COURT OF APPEALS

DECISION

DATED AND FILED

 

 

NOTICE

 

February 26, 1998

    This opinion is subject to further editing. If published, the official version will appear in the bound volume of the Official Reports.

 

Marilyn L. Graves

Clerk, Court of Appeals

of Wisconsin

    A party may file with the Supreme Court a petition to review an adverse decision by the Court of Appeals.  See § 808.10 and Rule 809.62, Stats.


 

 

 

No.    97-2635-FT

 

 

 

STATE OF WISCONSIN

 

IN COURT OF APPEALS

DISTRICT IV

 

 

 

In the Matter of the Liquidation of

 

Wisconsin Mortgage Assurance Corporation,

 

                             Respondent-Respondent,

 

              v.

 

Columbus Federal Savings Bank,

 

                             Claimant-Appellant.

 

 

 

 

APPEAL from an order of the circuit court for Dane County:  william d. johnston, Judge.  Affirmed. 

Before Eich, C.J., Roggensack and Deininger, JJ.  

PER CURIAM.   Columbus Federal Savings Bank appeals an order affirming a liquidator’s recommendation to deny Columbus’s claim against the Wisconsin Mortgage Assurance Corporation (WMAC).  The issue is whether the trial court erred in concluding that Columbus filed an untimely claim.  We conclude that the claim was untimely, and therefore affirm.[1]

The material facts are not in dispute.  WMAC (under a different corporate name) issued mortgage loan insurance to the Richard Carlyon Corporation in 1971.  Columbus purchased the insured loans from Carlyon in 1983.  WMAC suffered financial difficulties and liquidation proceedings were commenced in February 1985.  In April 1985, the trial court entered a liquidation order abating all actions against WMAC and directing all claimants to file their claims in this proceeding.  Meanwhile, beginning in March 1985, and continuing through January 1989, Columbus incurred defaults on twelve of its insured loans.  It first sued on the WMAC policy in Federal District Court, but the second of its two actions was abated in March 1990 before Columbus obtained any relief. 

WMAC did not file a claim in this proceeding until July 1993.  The liquidator then determined that the claim was untimely because WMAC’s policy imposed a two-year limitation on any claim for recovery under the policy.  Columbus conceded that it did not file its claim within two years of its losses, but moved for summary judgment on the grounds that §§ 645.42(2) and 645.49(3), Stats., rendered the two-year contractual limitation unenforceable.  The trial court disagreed, affirmed the liquidator’s determination, and dismissed Columbus’s claim.

Section 645.42(2), Stats., provides that an order to liquidate the business of an insurer fixes “the rights and liabilities of any such insurer and of its creditors … as of the date of filing of the petition for liquidation.”  Columbus argues that we must construe fixing the “rights and liabilities” of the insurer and its creditors to include the tolling of any contractual limitations on suits.  That interpretation is strengthened, in Columbus’s view, by reading the statute in conjunction with § 645.49(3), Stats., which tolls any period of limitation for an action against an insurer between the filing of a petition for liquidation and its denial, and further provides that “[a]ny action against the insurer that might have been commenced when the petition was filed may be commenced for at least 60 days after the petition is denied.”  Section 645.49(3), however, plainly refers only to situations where the petition is denied and not when a liquidation petition is granted, as it was here.

We reject Columbus’s statutory interpretation.  Section 645.42(2), Stats., is ambiguous because the “fixing of rights and liabilities” might reasonably include or exclude the tolling of a contractual limitation.  We must therefore look elsewhere for the legislative intent.  In re Haskins, 101 Wis.2d 176, 189-90, 304 N.W.2d 125, 131 (Ct.
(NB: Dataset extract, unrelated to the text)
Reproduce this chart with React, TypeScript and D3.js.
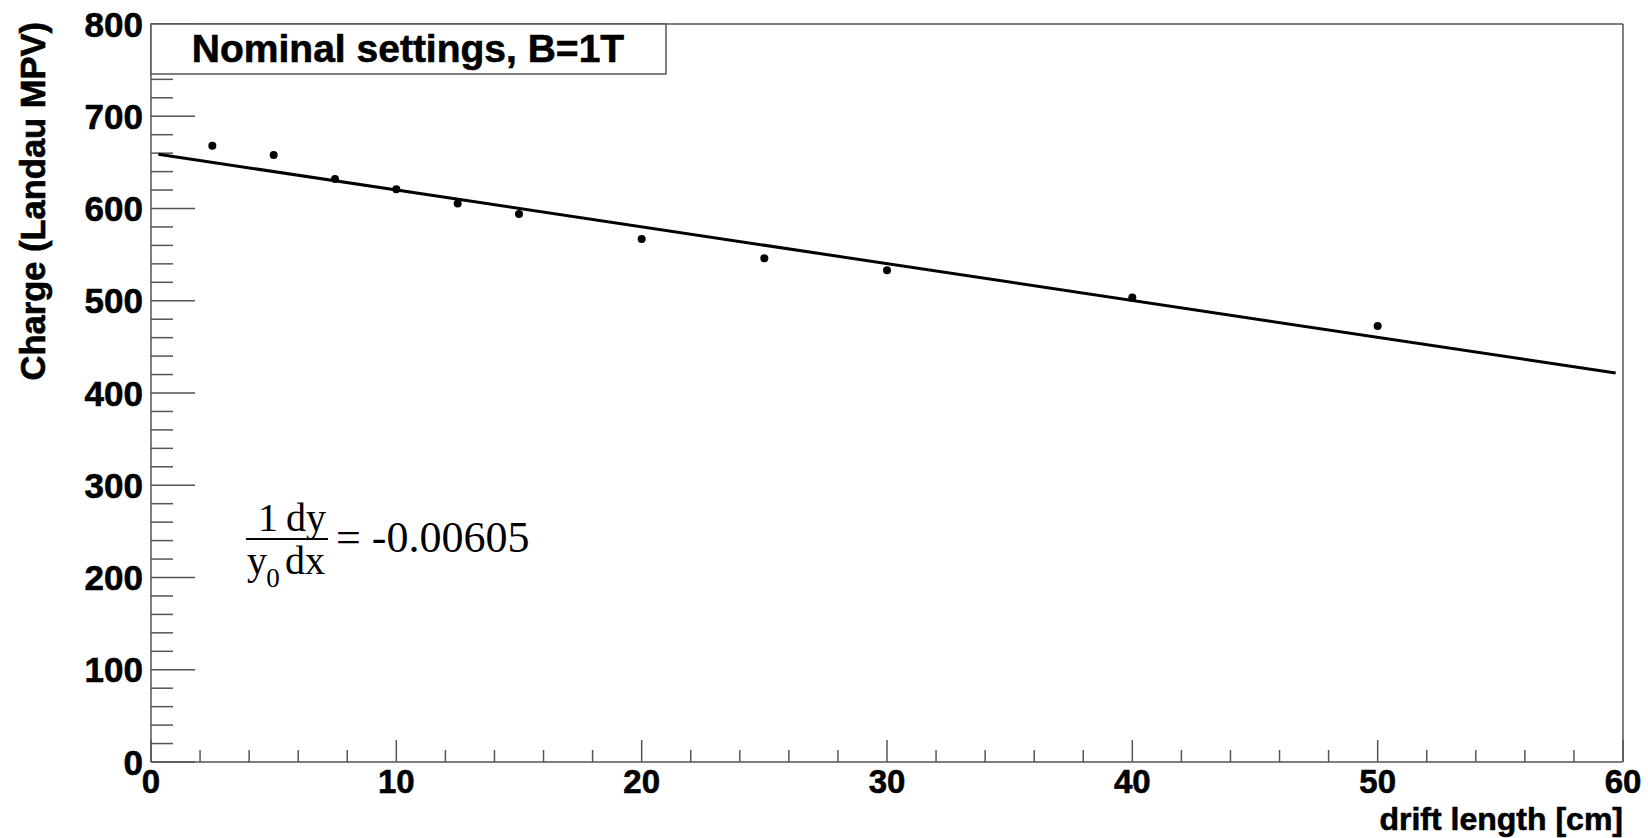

App. 1980).  In this case, legislative intent is readily determined by examining two related statutes, §§ 645.46(18) and 645.49(2), Stats.  The former provides, in relevant part, that in a liquidation proceeding the liquidator may assert statutes of limitation defenses on behalf of the insurer.  The latter, entitled “Statutes of Limitations on Claims by Insurer,” provides that any period of limitation fixed for instituting a suit by the insurer that has not expired when the liquidation proceeding commences, continues for at least sixty days after entry of the order for liquidation. 

Taken together, these two statutes demonstrate an unequivocal legislative intent that periods of limitation remain generally enforceable during a liquidation proceeding, unless stayed by specific statutory provisions.  To hold otherwise, and to accept Columbus’s interpretation, would violate the basic rule that statutes relating to the same subject matter must be construed together and harmonized.  Kramer v. City of Hayward, 57 Wis.2d 302, 311, 203 N.W.2d 871, 876 (1973). 

By the Court.—Order affirmed.

This opinion will not be published.  See Rule 809.23(1)(b)5, Stats.

 


 



[1]  This is an expedited appeal under Rule 809.17, Stats.